→ **What the exercise asks**
Repeat every line of the data exactly, but not the pictures.

━━━━━ Source data

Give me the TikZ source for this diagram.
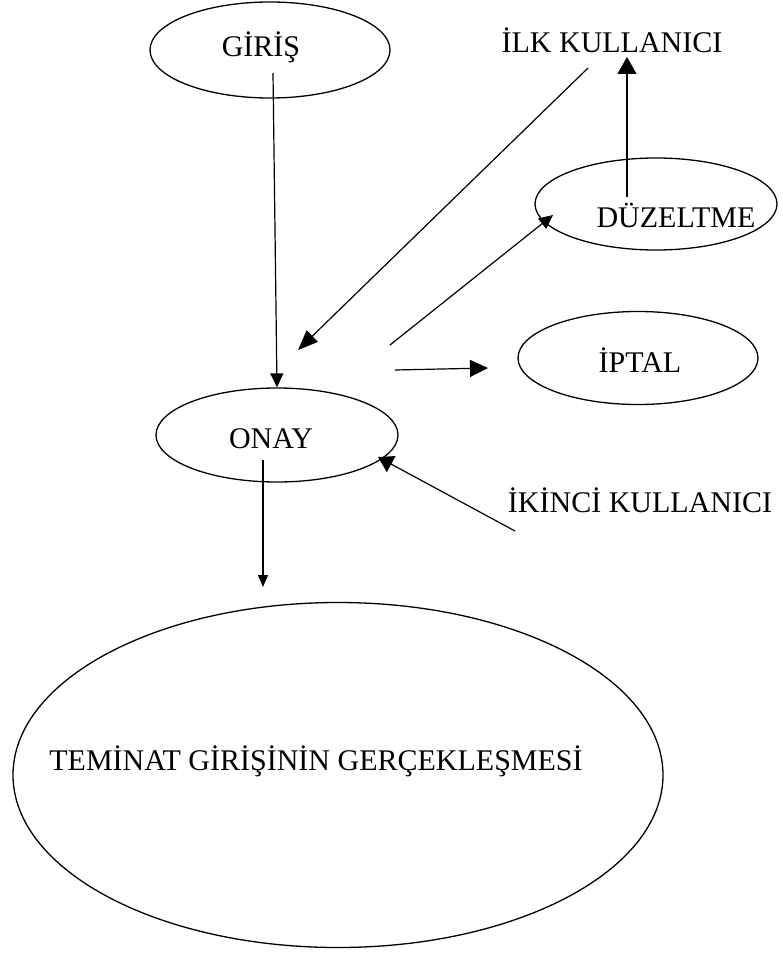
\documentclass[tikz,border=0pt]{standalone}
\usepackage{fontspec}
\setmainfont{Liberation Serif}
\usetikzlibrary{arrows.meta,shapes.geometric}
\begin{document}
\begin{tikzpicture}[x=1pt,y=-1pt,
  oval/.style={draw=black,line width=1.3pt,ellipse,inner sep=0pt},
  lbl/.style={anchor=base,inner sep=0pt,font=\fontsize{30}{36}\selectfont},
  conn/.style={line width=1.2pt,-{Triangle[length=14pt,width=13pt]}}]
\useasboundingbox (0,0) rectangle (782,955);
% ellipses
\node[oval,minimum width=240pt,minimum height=96pt] (giris) at (270,50) {};
\node[oval,minimum width=242pt,minimum height=94pt] (onay) at (277,435) {};
\node[oval,minimum width=242pt,minimum height=92pt] (duz) at (656,204) {};
\node[oval,minimum width=240pt,minimum height=93pt] (iptal) at (638,358) {};
\node[oval,minimum width=650pt,minimum height=345pt] (big) at (338,775) {};
% texts
\node[lbl] (tgiris) at (261,57) {GİRİŞ};
\node[lbl] (tonay) at (271,448) {ONAY};
\node[lbl] (tduz) at (676,227) {DÜZELTME};
\node[lbl] (tiptal) at (640,372) {İPTAL};
\node[lbl] (tilk) at (612,53) {İLK KULLANICI};
\node[lbl] (tikinci) at (640,512) {İKİNCİ KULLANICI};
\node[lbl] (tbig) at (316,770) {TEMİNAT GİRİŞİNİN GERÇEKLEŞMESİ};
% free ends
\coordinate (g1) at (273,73);
\coordinate (o1) at (263,460);
\coordinate (b1) at (263,587);
\coordinate (d1) at (627,197);
\coordinate (i1) at (627,57);
\coordinate (l1) at (588,68);
\coordinate (l2) at (298,350);
\coordinate (m1) at (390,345);
\coordinate (m2) at (553,215);
\coordinate (p1) at (395,370);
\coordinate (p2) at (488,368);
\coordinate (k1) at (515,531);
\coordinate (k2) at (378,457);
% connectors
\draw[conn] (g1) -- (onay.north);
\draw[conn,-{Triangle[length=12pt,width=10pt]}] (o1) -- (b1);
\draw[conn,-{Triangle[length=17pt,width=19pt]}] (d1) -- (i1);
\draw[conn,-{Triangle[length=20pt,width=16pt]}] (l1) -- (l2);
\draw[conn] (m1) -- (m2);
\draw[conn,-{Triangle[length=18pt,width=17pt]}] (p1) -- (p2);
\draw[conn,-{Triangle[length=15pt,width=18pt]}] (k1) -- (k2);
\end{tikzpicture}
\end{document}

━━━━━━━━━━

→ **Correct answer**
Give me the TikZ source for this diagram.
\documentclass[tikz,border=0pt]{standalone}
\usepackage{fontspec}
\setmainfont{Liberation Serif}
\usetikzlibrary{arrows.meta,shapes.geometric}
\begin{document}
\begin{tikzpicture}[x=1pt,y=-1pt,
  oval/.style={draw=black,line width=1.3pt,ellipse,inner sep=0pt},
  lbl/.style={anchor=base,inner sep=0pt,font=\fontsize{30}{36}\selectfont},
  conn/.style={line width=1.2pt,-{Triangle[length=14pt,width=13pt]}}]
\useasboundingbox (0,0) rectangle (782,955);
% ellipses
\node[oval,minimum width=240pt,minimum height=96pt] (giris) at (270,50) {};
\node[oval,minimum width=242pt,minimum height=94pt] (onay) at (277,435) {};
\node[oval,minimum width=242pt,minimum height=92pt] (duz) at (656,204) {};
\node[oval,minimum width=240pt,minimum height=93pt] (iptal) at (638,358) {};
\node[oval,minimum width=650pt,minimum height=345pt] (big) at (338,775) {};
% texts
\node[lbl] (tgiris) at (261,57) {GİRİŞ};
\node[lbl] (tonay) at (271,448) {ONAY};
\node[lbl] (tduz) at (676,227) {DÜZELTME};
\node[lbl] (tiptal) at (640,372) {İPTAL};
\node[lbl] (tilk) at (612,53) {İLK KULLANICI};
\node[lbl] (tikinci) at (640,512) {İKİNCİ KULLANICI};
\node[lbl] (tbig) at (316,770) {TEMİNAT GİRİŞİNİN GERÇEKLEŞMESİ};
% free ends
\coordinate (g1) at (273,73);
\coordinate (o1) at (263,460);
\coordinate (b1) at (263,587);
\coordinate (d1) at (627,197);
\coordinate (i1) at (627,57);
\coordinate (l1) at (588,68);
\coordinate (l2) at (298,350);
\coordinate (m1) at (390,345);
\coordinate (m2) at (553,215);
\coordinate (p1) at (395,370);
\coordinate (p2) at (488,368);
\coordinate (k1) at (515,531);
\coordinate (k2) at (378,457);
% connectors
\draw[conn] (g1) -- (onay.north);
\draw[conn,-{Triangle[length=12pt,width=10pt]}] (o1) -- (b1);
\draw[conn,-{Triangle[length=17pt,width=19pt]}] (d1) -- (i1);
\draw[conn,-{Triangle[length=20pt,width=16pt]}] (l1) -- (l2);
\draw[conn] (m1) -- (m2);
\draw[conn,-{Triangle[length=18pt,width=17pt]}] (p1) -- (p2);
\draw[conn,-{Triangle[length=15pt,width=18pt]}] (k1) -- (k2);
\end{tikzpicture}
\end{document}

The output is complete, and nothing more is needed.